## What you have to do
Write every line out verbatim and omit the pictures.

-- start --

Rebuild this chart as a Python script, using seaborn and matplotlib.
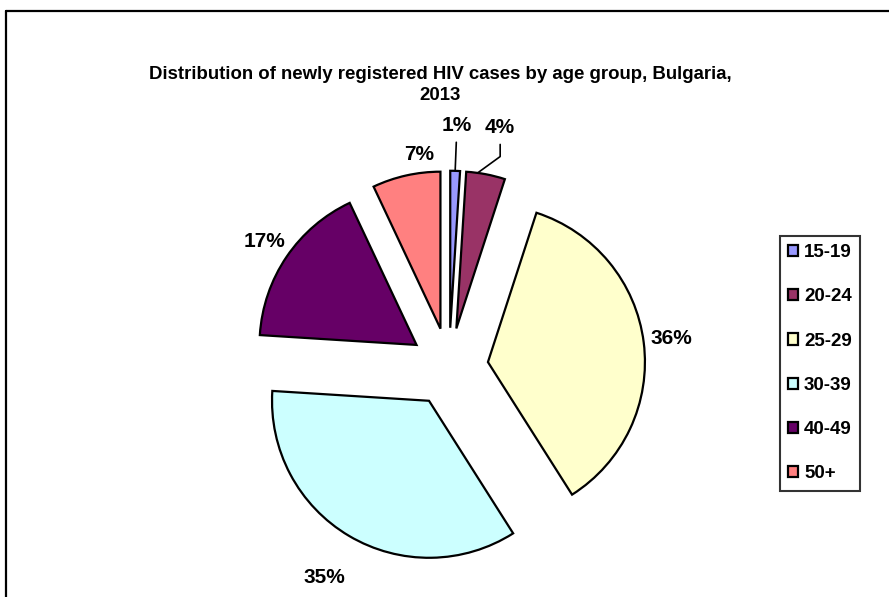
import matplotlib as mpl
mpl.use('Agg')
import matplotlib.pyplot as plt
from matplotlib.lines import Line2D
import numpy as np
import seaborn as sns

sns.set_style("white")
plt.rcParams['font.family'] = ['Liberation Sans', 'DejaVu Sans']
plt.rcParams['font.weight'] = 'bold'
plt.rcParams['text.color'] = 'black'

# data
age_groups = ['15-19', '20-24', '25-29', '30-39', '40-49', '50+']
shares = [1, 4, 36, 35, 17, 7]
colors = ['#9999FF', '#993366', '#FFFFCC', '#CCFFFF', '#660066', '#FF8080']
title = "Distribution of newly registered HIV cases by age group, Bulgaria,\n2013"

W, H = 889, 597
fig = plt.figure(figsize=(W / 100, H / 100), dpi=100)
ax = fig.add_axes([0, 0, 1, 1])

# pie centre / radius in pixels
cx, cy, rad = 449, 367, 157
expl = 0.25
wedges, _ = ax.pie(shares, colors=colors, startangle=90, counterclock=False,
                   explode=[expl] * len(shares),
                   wedgeprops=dict(edgecolor='black', linewidth=1.6))
ax.set_xlim(-cx / rad, (W - cx) / rad)
ax.set_ylim(-(H - cy) / rad, cy / rad)
ax.set_aspect('auto')
ax.axis('off')

# percentage labels along each wedge's mid angle (small angle nudges, degrees)
label_dist = [1.29, 1.31, 1.18, 1.31, 1.17, 1.12]
label_nudge = [0, -1.5, 0, 0, 0, -5.5]
leader = [None, "angle,angleA=90,angleB=36,rad=0", False, False, False, False]
for w, s, d, nd, ld in zip(wedges, shares, label_dist, label_nudge, leader):
    mid = np.deg2rad((w.theta1 + w.theta2) / 2)
    th = mid + np.deg2rad(nd)
    x0, y0 = w.center
    tx, ty = x0 + d * np.cos(th), y0 + d * np.sin(th)
    if ld is not False:
        ea = mid + np.deg2rad(3) if ld else mid
        ex, ey = x0 + np.cos(ea), y0 + np.sin(ea)
        props = dict(arrowstyle='-', color='black', lw=1.2,
                     relpos=(0.5, 0), shrinkA=3, shrinkB=0)
        if ld:
            props['connectionstyle'] = ld
        ax.annotate(f"{s}%", xy=(ex, ey), xytext=(tx, ty), ha='center', va='center',
                    fontsize=15, fontweight='bold', arrowprops=props)
    else:
        ax.text(tx, ty, f"{s}%", ha='center', va='center', fontsize=15, fontweight='bold')

leg = ax.legend(wedges, age_groups, loc='upper left', bbox_to_anchor=(0.877, 0.605),
                bbox_transform=fig.transFigure, fontsize=13.5, frameon=True, fancybox=False,
                handlelength=0.55, handleheight=0.55, handletextpad=0.3,
                labelspacing=1.45, borderpad=0.45, borderaxespad=0)
leg.get_frame().set_edgecolor('black')
leg.get_frame().set_linewidth(1.5)
for t in leg.get_texts():
    t.set_fontweight('bold')

fig.text(440 / W, 1 - 85 / H, title, ha='center', va='center', fontsize=13.4,
         fontweight='bold', linespacing=1.3)

# outer chart border (right and bottom edges lie outside the image)
fig.add_artist(Line2D([6 / W, 6 / W], [-0.01, 1 - 11 / H], color='black', lw=1.6,
                      transform=fig.transFigure))
fig.add_artist(Line2D([6 / W, 1.01], [1 - 11 / H, 1 - 11 / H], color='black', lw=1.6,
                      transform=fig.transFigure))

fig.savefig('out.png', dpi=100)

-- end --

## Exercise answer
Rebuild this chart as a Python script, using seaborn and matplotlib.
import matplotlib as mpl
mpl.use('Agg')
import matplotlib.pyplot as plt
from matplotlib.lines import Line2D
import numpy as np
import seaborn as sns

sns.set_style("white")
plt.rcParams['font.family'] = ['Liberation Sans', 'DejaVu Sans']
plt.rcParams['font.weight'] = 'bold'
plt.rcParams['text.color'] = 'black'

# data
age_groups = ['15-19', '20-24', '25-29', '30-39', '40-49', '50+']
shares = [1, 4, 36, 35, 17, 7]
colors = ['#9999FF', '#993366', '#FFFFCC', '#CCFFFF', '#660066', '#FF8080']
title = "Distribution of newly registered HIV cases by age group, Bulgaria,\n2013"

W, H = 889, 597
fig = plt.figure(figsize=(W / 100, H / 100), dpi=100)
ax = fig.add_axes([0, 0, 1, 1])

# pie centre / radius in pixels
cx, cy, rad = 449, 367, 157
expl = 0.25
wedges, _ = ax.pie(shares, colors=colors, startangle=90, counterclock=False,
                   explode=[expl] * len(shares),
                   wedgeprops=dict(edgecolor='black', linewidth=1.6))
ax.set_xlim(-cx / rad, (W - cx) / rad)
ax.set_ylim(-(H - cy) / rad, cy / rad)
ax.set_aspect('auto')
ax.axis('off')

# percentage labels along each wedge's mid angle (small angle nudges, degrees)
label_dist = [1.29, 1.31, 1.18, 1.31, 1.17, 1.12]
label_nudge = [0, -1.5, 0, 0, 0, -5.5]
leader = [None, "angle,angleA=90,angleB=36,rad=0", False, False, False, False]
for w, s, d, nd, ld in zip(wedges, shares, label_dist, label_nudge, leader):
    mid = np.deg2rad((w.theta1 + w.theta2) / 2)
    th = mid + np.deg2rad(nd)
    x0, y0 = w.center
    tx, ty = x0 + d * np.cos(th), y0 + d * np.sin(th)
    if ld is not False:
        ea = mid + np.deg2rad(3) if ld else mid
        ex, ey = x0 + np.cos(ea), y0 + np.sin(ea)
        props = dict(arrowstyle='-', color='black', lw=1.2,
                     relpos=(0.5, 0), shrinkA=3, shrinkB=0)
        if ld:
            props['connectionstyle'] = ld
        ax.annotate(f"{s}%", xy=(ex, ey), xytext=(tx, ty), ha='center', va='center',
                    fontsize=15, fontweight='bold', arrowprops=props)
    else:
        ax.text(tx, ty, f"{s}%", ha='center', va='center', fontsize=15, fontweight='bold')

leg = ax.legend(wedges, age_groups, loc='upper left', bbox_to_anchor=(0.877, 0.605),
                bbox_transform=fig.transFigure, fontsize=13.5, frameon=True, fancybox=False,
                handlelength=0.55, handleheight=0.55, handletextpad=0.3,
                labelspacing=1.45, borderpad=0.45, borderaxespad=0)
leg.get_frame().set_edgecolor('black')
leg.get_frame().set_linewidth(1.5)
for t in leg.get_texts():
    t.set_fontweight('bold')

fig.text(440 / W, 1 - 85 / H, title, ha='center', va='center', fontsize=13.4,
         fontweight='bold', linespacing=1.3)

# outer chart border (right and bottom edges lie outside the image)
fig.add_artist(Line2D([6 / W, 6 / W], [-0.01, 1 - 11 / H], color='black', lw=1.6,
                      transform=fig.transFigure))
fig.add_artist(Line2D([6 / W, 1.01], [1 - 11 / H, 1 - 11 / H], color='black', lw=1.6,
                      transform=fig.transFigure))

fig.savefig('out.png', dpi=100)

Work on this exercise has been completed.